Since the death of George Floyd and the rise of Black Lives Matter, Downes feels a major shift in the arts world; a strengthened focus on inclusion and recognition of Black artists. She says it's been complicated, conflicted and long overdue.

"For me, as a classical pianist, it's always been the status quo that I'd be aware of other Black artists working in my discipline," she says. "But we were all like these little islands in a sea of whiteness. Now, I feel connected and like I'm part of a cohort. There's so much energy."

Downes points to composer and jazz musician Terence Blanchard, the first Black composer to have his operas presented at New York's Metropolitan Opera, and to Jessie Montgomery, the composer-in-residence at the Chicago Symphony Orchestra, who was named the Composer of the Year by Musical America.

While it feels like a genuine phenomenon in this moment, there's also been backlash. Books that focus on race are being banned. A new adaptation of The Little Mermaid with a Black leading actress riled some who felt that this modicum of diversity diluted the original story, though it's completely fictional. Downes thinks the Harlem Renaissance offers yet another good lesson.

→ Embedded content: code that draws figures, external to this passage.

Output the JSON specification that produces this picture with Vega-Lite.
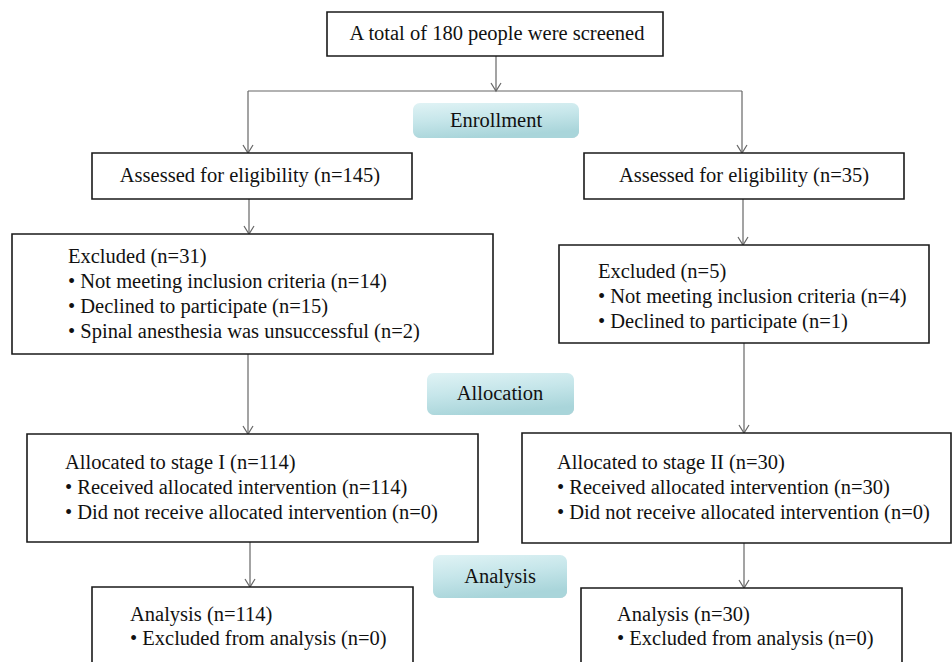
{
  "$schema": "https://vega.github.io/schema/vega-lite/v6.json",
  "width": 952,
  "height": 662,
  "autosize": {"type": "fit", "contains": "padding"},
  "padding": 0,
  "background": "white",
  "config": {"view": {"stroke": null}},
  "datasets": {
    "boxes": [
      {"id": "top", "x0": 327, "y0": 12, "x1": 663, "y1": 56},
      {"id": "assessL", "x0": 92, "y0": 153, "x1": 412, "y1": 199},
      {"id": "assessR", "x0": 584, "y0": 153, "x1": 904, "y1": 199},
      {"id": "exclL", "x0": 12, "y0": 234, "x1": 493, "y1": 354},
      {"id": "exclR", "x0": 559, "y0": 245, "x1": 929, "y1": 343},
      {"id": "allocL", "x0": 27, "y0": 434, "x1": 478, "y1": 542},
      {"id": "allocR", "x0": 522, "y0": 433, "x1": 951, "y1": 543},
      {"id": "analL", "x0": 92, "y0": 587, "x1": 413, "y1": 700},
      {"id": "analR", "x0": 581, "y0": 588, "x1": 902, "y1": 700}
    ],
    "labels": [
      {"label": "Enrollment", "x0": 413, "y0": 103, "x1": 579, "y1": 138, "cx": 496, "cy": 121},
      {"label": "Allocation", "x0": 427, "y0": 373, "x1": 574, "y1": 415, "cx": 500, "cy": 394},
      {"label": "Analysis", "x0": 433, "y0": 555, "x1": 567, "y1": 598, "cx": 500, "cy": 577}
    ],
    "links": [
      {"x0": 496, "y0": 56, "x1": 496, "y1": 91},
      {"x0": 248, "y0": 91, "x1": 742, "y1": 91},
      {"x0": 248, "y0": 91, "x1": 248, "y1": 153},
      {"x0": 742, "y0": 91, "x1": 742, "y1": 153},
      {"x0": 249, "y0": 199, "x1": 249, "y1": 234},
      {"x0": 743, "y0": 199, "x1": 743, "y1": 245},
      {"x0": 248, "y0": 354, "x1": 248, "y1": 434},
      {"x0": 744, "y0": 343, "x1": 744, "y1": 433},
      {"x0": 250, "y0": 542, "x1": 250, "y1": 587},
      {"x0": 744, "y0": 543, "x1": 744, "y1": 588}
    ],
    "heads": [
      {"x": 496, "y": 91},
      {"x": 248, "y": 153},
      {"x": 742, "y": 153},
      {"x": 249, "y": 234},
      {"x": 743, "y": 245},
      {"x": 248, "y": 434},
      {"x": 744, "y": 433},
      {"x": 250, "y": 587},
      {"x": 744, "y": 588}
    ],
    "centered": [
      {"t": "A total of 180 people were screened", "x": 497, "y": 34},
      {"t": "Assessed for eligibility (n=145)", "x": 250, "y": 176},
      {"t": "Assessed for eligibility (n=35)", "x": 744, "y": 176}
    ],
    "lefttext": [
      {"t": "Excluded (n=31)", "x": 68, "y": 257},
      {"t": "• Not meeting inclusion criteria (n=14)", "x": 68, "y": 282},
      {"t": "• Declined to participate (n=15)", "x": 68, "y": 307},
      {"t": "• Spinal anesthesia was unsuccessful (n=2)", "x": 68, "y": 332},
      {"t": "Excluded (n=5)", "x": 598, "y": 272},
      {"t": "• Not meeting inclusion criteria (n=4)", "x": 598, "y": 297},
      {"t": "• Declined to participate (n=1)", "x": 598, "y": 322},
      {"t": "Allocated to stage I (n=114)", "x": 65, "y": 463},
      {"t": "• Received allocated intervention (n=114)", "x": 65, "y": 488},
      {"t": "• Did not receive allocated intervention (n=0)", "x": 65, "y": 513},
      {"t": "Allocated to stage II (n=30)", "x": 557, "y": 463},
      {"t": "• Received allocated intervention (n=30)", "x": 557, "y": 488},
      {"t": "• Did not receive allocated intervention (n=0)", "x": 557, "y": 513},
      {"t": "Analysis (n=114)", "x": 130, "y": 615},
      {"t": "• Excluded from analysis (n=0)", "x": 130, "y": 639},
      {"t": "Analysis (n=30)", "x": 617, "y": 615},
      {"t": "• Excluded from analysis (n=0)", "x": 617, "y": 639}
    ]
  },
  "layer": [
    {
      "data": {"name": "links"},
      "mark": {"type": "rule", "color": "#666666", "strokeWidth": 1.2},
      "encoding": {
        "x": {"field": "x0", "type": "quantitative", "scale": {"domain": [0, 952], "nice": false, "zero": false}, "axis": null},
        "y": {"field": "y0", "type": "quantitative", "scale": {"domain": [0, 662], "nice": false, "zero": false, "reverse": true}, "axis": null},
        "x2": {"field": "x1"},
        "y2": {"field": "y1"}
      }
    },
    {
      "data": {"name": "heads"},
      "mark": {"type": "point", "shape": "M-1,-1.6L0,0L1,-1.6", "filled": false, "stroke": "#666666", "strokeWidth": 1.2, "size": 100, "opacity": 1},
      "encoding": {
        "x": {"field": "x", "type": "quantitative", "axis": null},
        "y": {"field": "y", "type": "quantitative", "axis": null}
      }
    },
    {
      "data": {"name": "boxes"},
      "mark": {"type": "rect", "fill": "white", "stroke": "#1a1a1a", "strokeWidth": 1.6, "clip": true},
      "encoding": {
        "x": {"field": "x0", "type": "quantitative", "axis": null},
        "y": {"field": "y0", "type": "quantitative", "axis": null},
        "x2": {"field": "x1"},
        "y2": {"field": "y1"}
      }
    },
    {
      "data": {"name": "labels"},
      "mark": {"type": "rect", "fill": "#8a9fa3", "opacity": 0.45, "cornerRadius": 7, "xOffset": 1, "yOffset": 3},
      "encoding": {
        "x": {"field": "x0", "type": "quantitative", "axis": null},
        "y": {"field": "y0", "type": "quantitative", "axis": null},
        "x2": {"field": "x1"},
        "y2": {"field": "y1"}
      }
    },
    {
      "data": {"name": "labels"},
      "mark": {
        "type": "rect",
        "cornerRadius": 7,
        "fill": {
          "gradient": "linear",
          "x1": 0, "y1": 0, "x2": 0.3, "y2": 1,
          "stops": [
            {"offset": 0, "color": "#e0f3f5"},
            {"offset": 0.5, "color": "#c6e6ea"},
            {"offset": 1, "color": "#a9d5da"}
          ]
        }
      },
      "encoding": {
        "x": {"field": "x0", "type": "quantitative", "axis": null},
        "y": {"field": "y0", "type": "quantitative", "axis": null},
        "x2": {"field": "x1"},
        "y2": {"field": "y1"}
      }
    },
    {
      "data": {"name": "labels"},
      "mark": {"type": "text", "font": "Liberation Serif", "fontSize": 20.5, "color": "#111111", "align": "center", "baseline": "middle"},
      "encoding": {
        "x": {"field": "cx", "type": "quantitative", "axis": null},
        "y": {"field": "cy", "type": "quantitative", "axis": null},
        "text": {"field": "label"}
      }
    },
    {
      "data": {"name": "centered"},
      "mark": {"type": "text", "font": "Liberation Serif", "fontSize": 20.5, "color": "#111111", "align": "center", "baseline": "middle"},
      "encoding": {
        "x": {"field": "x", "type": "quantitative", "axis": null},
        "y": {"field": "y", "type": "quantitative", "axis": null},
        "text": {"field": "t"}
      }
    },
    {
      "data": {"name": "lefttext"},
      "mark": {"type": "text", "font": "Liberation Serif", "fontSize": 20.5, "color": "#111111", "align": "left", "baseline": "middle"},
      "encoding": {
        "x": {"field": "x", "type": "quantitative", "axis": null},
        "y": {"field": "y", "type": "quantitative", "axis": null},
        "text": {"field": "t"}
      }
    }
  ]
}
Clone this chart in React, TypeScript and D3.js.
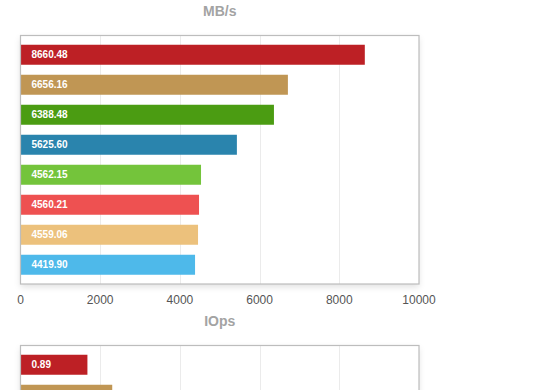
import React from "react";
import * as d3 from "d3";

const colors = ["#bd2025", "#c09654", "#4b9c12", "#2a84ad", "#74c43b", "#ee5151", "#ecc17c", "#4eb9ea"];
const mbLabels = ["8660.48", "6656.16", "6388.48", "5625.60", "4562.15", "4560.21", "4559.06", "4419.90"];
const mbValues = [8640, 6710, 6360, 5430, 4530, 4480, 4455, 4380];
const mbTicks = [0, 2000, 4000, 6000, 8000, 10000];
const iopsLabels = ["0.89"];
const iopsValues = [0.89, 1.22];

const FONT = "Helvetica, Arial, 'Liberation Sans', sans-serif";

type PanelProps = {
  title: string;
  titleY: number;
  top: number;
  bottom: number;
  values: number[];
  labels: string[];
  max: number;
  ticks: number[] | null;
  id: string;
};

function Panel({ title, titleY, top, bottom, values, labels, max, ticks, id }: PanelProps) {
  const left = 20.5;
  const right = 419;
  const x = d3.scaleLinear().domain([0, max]).range([left, right]);
  const step = 30;
  const y = d3
    .scaleBand<number>()
    .domain(d3.range(8))
    .range([top, top + step * (8 - 1 / 3 + 2 * 0.3083)])
    .paddingInner(1 / 3)
    .paddingOuter(0.3083);
  const gridVals = d3.range(1, 5).map((i) => (max * i) / 5);
  return (
    <g>
      <text x={(left + right) / 2} y={titleY} textAnchor="middle" fontFamily={FONT} fontSize={14} fontWeight="bold" fill="#a3a3a3">
        {title}
      </text>
      <rect x={left} y={top} width={right - left} height={bottom - top} fill="#fff" filter={`url(#${id})`} />
      {gridVals.map((g, i) => (
        <line key={i} x1={Math.round(x(g)) + 0.5} x2={Math.round(x(g)) + 0.5} y1={top} y2={bottom} stroke="#ebebeb" strokeWidth={1} />
      ))}
      {values.map((v, i) => (
        <g key={i}>
          <rect x={x(0) + 0.5} y={y(i)!} width={x(v) - x(0) - 0.5} height={y.bandwidth()} fill={colors[i]} />
          {labels[i] ? (
            <text x={31.5} y={y(i)! + y.bandwidth() / 2 + 3.6} fontFamily={FONT} fontSize={10} fontWeight="bold" fill="#fff">
              {labels[i]}
            </text>
          ) : null}
        </g>
      ))}
      <rect x={left} y={top} width={right - left} height={bottom - top} fill="none" stroke="#bdbdbd" strokeWidth={1.2} />
      {ticks &&
        ticks.map((t, i) => (
          <text key={i} x={x(t)} y={bottom + 20} textAnchor="middle" fontFamily={FONT} fontSize={12} fill="#555">
            {t}
          </text>
        ))}
    </g>
  );
}

export default function App() {
  return (
    <svg width={560} height={390} style={{ position: "absolute", left: 0, top: 0, background: "#fff" }}>
      <defs>
        <filter id="sh1" x="-10%" y="-10%" width="120%" height="130%">
          <feDropShadow dx="0" dy="3" stdDeviation="3" floodColor="#000" floodOpacity="0.12" />
        </filter>
        <filter id="sh2" x="-10%" y="-10%" width="120%" height="130%">
          <feDropShadow dx="0" dy="3" stdDeviation="3" floodColor="#000" floodOpacity="0.12" />
        </filter>
      </defs>
      <Panel title="MB/s" titleY={16} top={35.5} bottom={284} values={mbValues} labels={mbLabels} max={10000} ticks={mbTicks} id="sh1" />
      <Panel title="IOps" titleY={325.5} top={345.5} bottom={594} values={iopsValues} labels={iopsLabels} max={5.3} ticks={null} id="sh2" />
    </svg>
  );
}
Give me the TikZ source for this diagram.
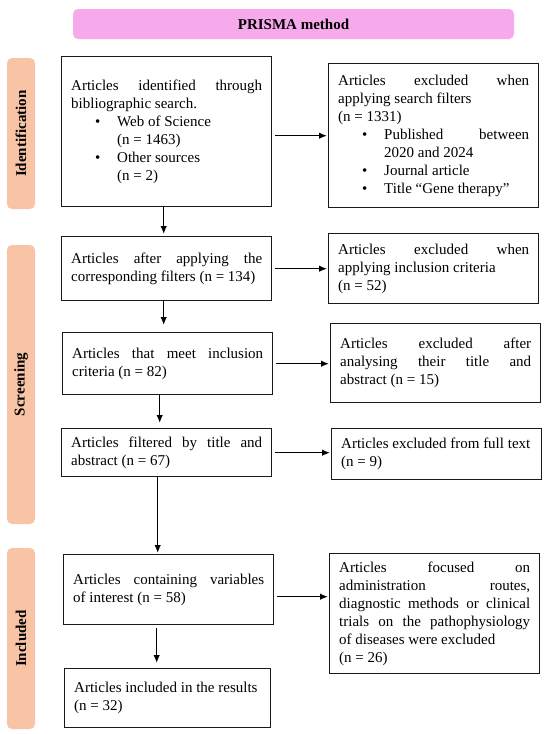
\documentclass[tikz,border=0pt]{standalone}
\usepackage{fontspec}
\setmainfont{Liberation Serif}
\usepackage{enumitem}
\usepackage{tikz}
\usetikzlibrary{arrows.meta}

\definecolor{titlepink}{RGB}{246,170,235}
\definecolor{stagepeach}{RGB}{249,196,166}

\setlist[itemize]{nosep, leftmargin=46pt, labelwidth=22pt, labelsep=0pt, align=left, label=\textbullet}
\hyphenpenalty=10000 \exhyphenpenalty=10000
\tolerance=10000 \hbadness=10000

\tikzset{
  box/.style={draw=black!90, line width=1.4pt, anchor=north west, text width=191pt,
    inner xsep=9.5pt, inner ysep=4pt, align=justify, font=\fontsize{15}{18}\selectfont},
  stage/.style={fill=stagepeach, rounded corners=5pt, rotate=90, minimum height=28pt,
    inner sep=0pt, font=\fontsize{15}{18}\selectfont\bfseries},
  flow/.style={->, line width=1.3pt, shorten <=3pt, shorten >=1pt},
}

\begin{document}
\begin{tikzpicture}[x=1pt, y=-1pt, >={Latex[length=8pt,width=6.5pt]}]
\useasboundingbox (0,0) rectangle (550,734);

% heading and stages
\node[fill=titlepink, rounded corners=5pt, minimum width=441pt, minimum height=30pt,
  font=\fontsize{15}{18}\selectfont\bfseries] (heading) at (293.5,24) {PRISMA method};
\node[stage, minimum width=151pt] (ident) at (21,133.5) {Identification};
\node[stage, minimum width=279pt] (screen) at (21,384.5) {Screening};
\node[stage, minimum width=181pt] (incl) at (21,638.5) {Included};

% left column
\node[box, minimum height=150pt] (found) at (61,56) {Articles identified through \linebreak bibliographic search.
\begin{itemize}
\item Web of Science\newline (n = 1463)
\item Other sources\newline (n = 2)
\end{itemize}\vspace{12pt}};
\node[box, minimum height=64pt] (filtered) at (61,236) {Articles after applying the \linebreak corresponding filters (n = 134)};
\node[box, minimum height=62pt] (eligible) at (62,332) {Articles that meet inclusion \linebreak criteria (n = 82)};
\node[box, minimum height=48pt] (screened) at (61,428) {Articles filtered by title and \linebreak abstract (n = 67)};
\node[box, minimum height=70pt] (variables) at (63,554) {Articles containing variables \linebreak of interest (n = 58)};
\node[box, text width=187pt, minimum height=59pt] (results) at (64,668) {Articles included in the results\newline (n = 32)};

% right column
\node[box, minimum height=144pt] (exfilter) at (328,63) {Articles excluded when \linebreak applying search filters\newline (n = 1331)
\begin{itemize}
\item Published between \linebreak 2020 and 2024
\item Journal article
\item Title “Gene therapy”
\end{itemize}};
\node[box, minimum height=70pt] (excrit) at (328,233) {Articles excluded when \linebreak applying inclusion criteria\newline (n = 52)};
\node[box, minimum height=79pt] (exabstract) at (330,323) {Articles excluded after \linebreak analysing their title and \linebreak abstract (n = 15)};
\node[box, minimum height=51pt] (exfull) at (331,428) {Articles excluded from full text\newline (n = 9)};
\node[box, minimum height=120pt] (exroutes) at (329,553) {Articles focused on \linebreak administration routes, \linebreak diagnostic methods or clinical \linebreak trials on the pathophysiology \linebreak of diseases were excluded\newline (n = 26)};

% down the left column
\draw[flow, shorten <=0pt, shorten >=2pt] ([xshift=-3pt]found.south) -- ([xshift=-3pt]found.south |- filtered.north);
\draw[flow, shorten <=0pt, shorten >=7pt] ([xshift=-3pt]filtered.south) -- ([xshift=-3pt]filtered.south |- eligible.north);
\draw[flow, shorten <=0pt, shorten >=5pt] ([xshift=-8pt]eligible.south) -- ([xshift=-8pt]eligible.south |- screened.north);
\draw[flow, shorten <=0pt, shorten >=1pt] ([xshift=-9pt]screened.south) -- ([xshift=-9pt]screened.south |- variables.north);
\draw[flow, shorten <=3pt, shorten >=5pt] ([xshift=-12pt]variables.south) -- ([xshift=-12pt]variables.south |- results.north);

% across to the exclusions
\draw[flow] (found.east |- exfilter.west) -- (exfilter.west);
\draw[flow] (filtered.east) -- (filtered.east -| excrit.west);
\draw[flow] (eligible.east) -- (eligible.east -| exabstract.west);
\draw[flow] (screened.east) -- (screened.east -| exfull.west);
\draw[flow] ([yshift=-7pt]variables.east) -- ([yshift=-7pt]variables.east -| exroutes.west);
\end{tikzpicture}
\end{document}
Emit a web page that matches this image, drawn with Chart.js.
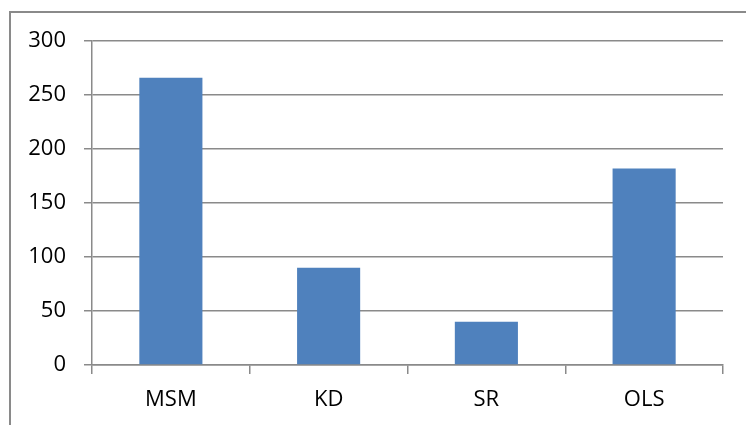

"When you've got this 100 years of history, then you're aware of the cycles of history," she says. "So I don't think that any of us who are working today feel like everything's been fixed. I feel like this is a moment. And the action that's being taken, whether it's cynical or not, whether it's lasting or not, what do we do as artists? What agency do we take to grab this moment to create something that can live on? I think it's about the strength of that community as a force for change."